I offer this article as a starting point for understanding Daniel 8 and 9. These chapters are apocalyptic visions and need to be interpreted as such. When I say that we could add these things to our table I am referencing the table available in the previous article on Daniel.
Daniel 8
The vision of Daniel 8 was given to Daniel ”in the third year of the reign of King Belshazzar,” (Daniel 8:1) and thus this vision was given to Daniel after that found in Daniel 7 (”in the first year of Belshazzar king of Babylon”). However, the focus of this vision is on an earlier time than the focus of Daniel 7. That is, the little horn of Daniel 8 describes a ruler who lived before the Roman Empire while the little horn of Daniel 7 describes our present.
We could add the following to our table:
Thus the context of the little horn described in Daniel 8 is near the end of the Greek Empire and before the Roman Empire. Remember that the context of ”another horn, a little one” that plucked up three of the first horns by the roots was under the heading of the Roman Empire.
Maybe a chart comparing the little horns would be helpful.
The little horn of Daniel 8 is no doubt identified in history as Antiochus IV Epiphanes. He profaned the temple in Jerusalem by introducing a holy object from Zeus worship thought to be a meteorite and sacrificing an unclean pig to it. This is therefore called the abomination of desolation. Antiochus IV Epiphanes also killed many Jews on the Sabbath and did other things to prohibit the lawful worship of our God. The little horn of Daniel 7 likewise changed the law and killed the saints and set himself up as an antichrist.

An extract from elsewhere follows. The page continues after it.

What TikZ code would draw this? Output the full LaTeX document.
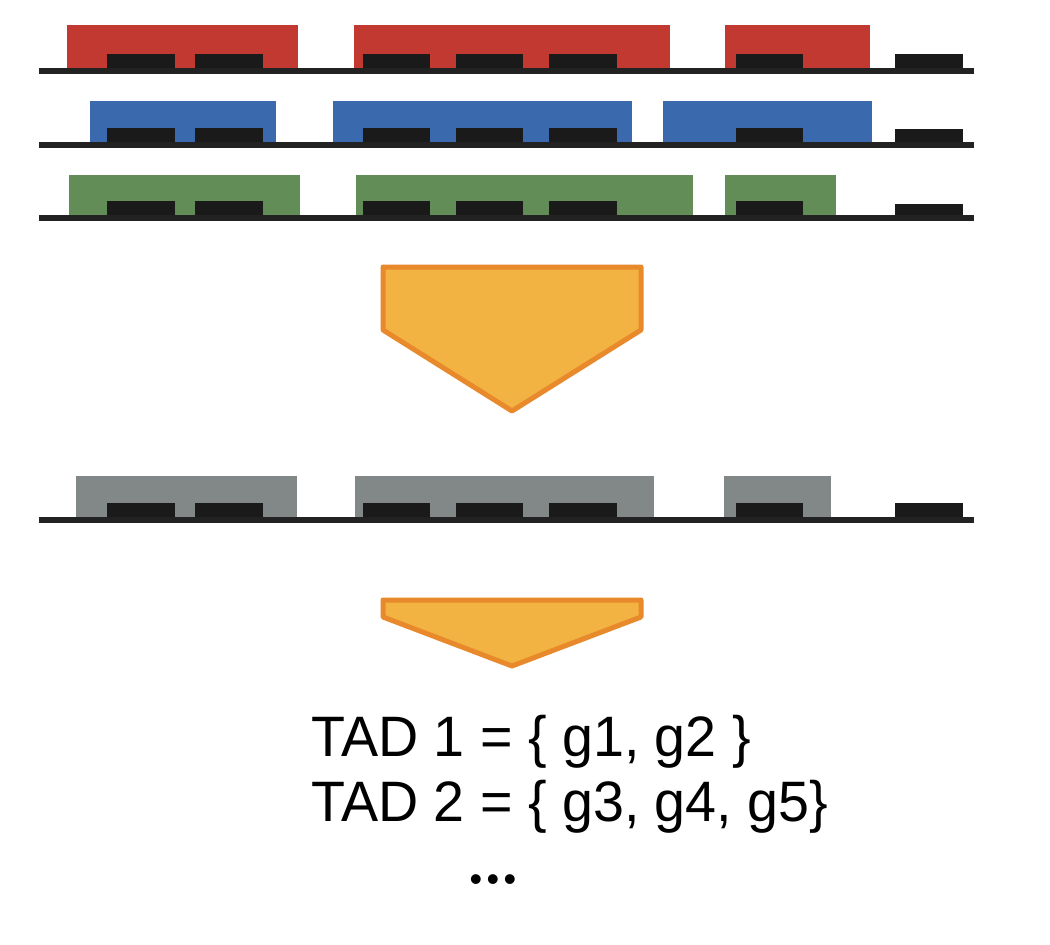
\documentclass[tikz,border=0pt]{standalone}
\usepackage{graphicx}
\usepackage{fontspec}
\setmainfont{Liberation Sans}
\definecolor{tadred}{RGB}{194,57,50}
\definecolor{tadblue}{RGB}{58,105,174}
\definecolor{tadgreen}{RGB}{99,141,87}
\definecolor{tadgray}{RGB}{130,135,136}
\definecolor{genek}{RGB}{26,26,26}
\definecolor{basek}{RGB}{34,34,34}
\definecolor{arrfill}{RGB}{242,179,66}
\definecolor{arrdraw}{RGB}{232,137,43}
\tikzset{
  genebox/.style={fill=genek},
  baseline bar/.style={fill=basek},
  bigarrow/.style={fill=arrfill,draw=arrdraw,line width=5pt,line join=round},
  tadtext/.style={font=\fontsize{57}{65}\selectfont,inner sep=0pt}
}
\newcommand{\generow}[3]{%
  \foreach \a/\b in {107/175,195/263,363/430,456/523,549/617,736/803}{
    \fill[genebox] (\a,#2) rectangle (\b,#1+1);
  }
  \fill[genebox] (895,#3) rectangle (963,#1+1);
  \fill[baseline bar] (39,#1) rectangle (974,#1+6);
}
\begin{document}
\begin{tikzpicture}[x=1pt,y=-1pt]
\useasboundingbox (0,0) rectangle (1050,945);
% row 1 red
\foreach \a/\b in {67/298,354/670,725/870}{\fill[tadred] (\a,25) rectangle (\b,69);}
\generow{68}{54}{54}
% row 2 blue
\foreach \a/\b in {90/276,333/632,663/872}{\fill[tadblue] (\a,101) rectangle (\b,143);}
\generow{142}{128}{129}
% row 3 green
\foreach \a/\b in {69/300,356/693,725/836}{\fill[tadgreen] (\a,175) rectangle (\b,216);}
\generow{215}{201}{204}
% arrow 1
\draw[bigarrow] (383,267) -- (641,267) -- (641,330) -- (512,411) -- (383,330) -- cycle;
% row 4 gray
\foreach \a/\b in {76/297,355/654,724/831}{\fill[tadgray] (\a,476) rectangle (\b,518);}
\generow{517}{503}{503}
% arrow 2
\draw[bigarrow] (383,600) -- (641,600) -- (641,617) -- (512,666) -- (383,617) -- cycle;
% text
\node[tadtext,anchor=base west] (tad1) at (311,756) {\scalebox{0.976}[1]{TAD 1 = \{ g1, g2 \}}};
\node[tadtext,anchor=base west] (tad2) at (311,821) {\scalebox{0.976}[1]{TAD 2 = \{ g3, g4, g5\}}};
\node[inner sep=0pt,font=\fontsize{36}{36}\selectfont] (dots) at (493,883.5) {•\hspace{4.4pt}•\hspace{4.4pt}•};
\end{tikzpicture}
\end{document}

The answer to the question ”How long?” is another symbolic number. 1,150 days is more than three years but less than three and a half years. You will remember that the little horn of Daniel 7 by contrast was for three and a half periods of time.
My purpose in comparing and contrasting these little horns is so that you can see that Antiochus IV Epiphanes is not the same as but is a type of the final little horn. Indeed, the abomination of desolation in Daniel 8 should make you think of the abomination of desolation that took place in AD 70 as prophesied by Jesus. Thus both Antiochus IV Epiphanes and the final little horn do something similar.
Daniel 9
Daniel 9 is a vision given to Daniel ”in the first year of Darius the son of Ahasuerus, by descent a Mede, who was made king over the realm of the Chaldeans” (Daniel 9:1). The year would therefore be 539 B.C. Here Daniel is meditating on the significance of Jeremiah’s prophecy that the exile would last 70 years (cf. Jeremiah 25:11-12 and 29:10). Seventy is a symbolic number in that it is seven times ten – it is ten week years or a full number of Sabbath years. However, the death of King Belshazzar did not lead to the immediate restoration of Israel from exile. Re-reading Jeremiah and the prophets Daniel would have seen that the restoration only takes place after repentance and confession of sin and turning to God wholeheartedly. Thus Daniel offers up in this chapter a model prayer of confession. The angel Gabriel responded to the model prayer given by this model Israelite with an interpretation of Jeremiah’s words that raise more questions than answers in the minds of many. It is a fitting answer for apocalyptic literature. Gabriel says there are seventy weeks, thus Gabriel only counts every seventh year adding up to seventy sevens of years (i.e. 490 years). You may recall from Leviticus 25 that after a period of 49 years there was to be a fiftieth year called Jubilee. 490 is 49 tens and thus it is a full number of Jubilee periods and would be followed by the Jubilee of Jubilees.
The first Jubilee period (7 weeks is 49 years) was how long it would take for the restoration of the temple. Then there would be 62 more week years where Israel would repeat their history of failing to keep the law. 62+7=69. The seventieth week year is when things change.
The seventieth week year has two halves – each consisting of 3.5 ”days.” The abomination of desolation in AD 70 took place in the middle of that final week-year. There is a period of 3.5 from the death of Jesus to the destruction of Jerusalem in AD 70. And there is a period of 3.5 from the destruction of Jersualem in AD 70 to the return of Jesus Christ. This is the timing of the final little horn we met in Daniel 7. We know this because the text tells us that ”He shall make a strong covenant with many for one week, and for half of the week he shall put an end to sacrifice and offering” (Daniel 9:27). Sacrifice and offering came to an end when the second temple period came to an end – that is, when the second temple was destroyed in AD 70. thus AD 70 is in the middle of the seventieth week.
My sermon on Daniel 9 shows that there are three pairs (total of six) of objectives for the seventieth week. After those six objectives are completed then there would be Sabbath rest. This follows the pattern of creation.
Thus when Jesus comes again He will usher in the Jubilee of Jubilees.
Remember the significance of 3.5 is that it is not 3+1. Add to this the thought that 3.5+3.5=7 and the plus one day is the day of the Lord (the eighth day of creation). My larger point being that these numbers are symbolic, as we should expect considering the conventions of apocalyptic literature and the symbolic nature of many numbers from Genesis to Revelation.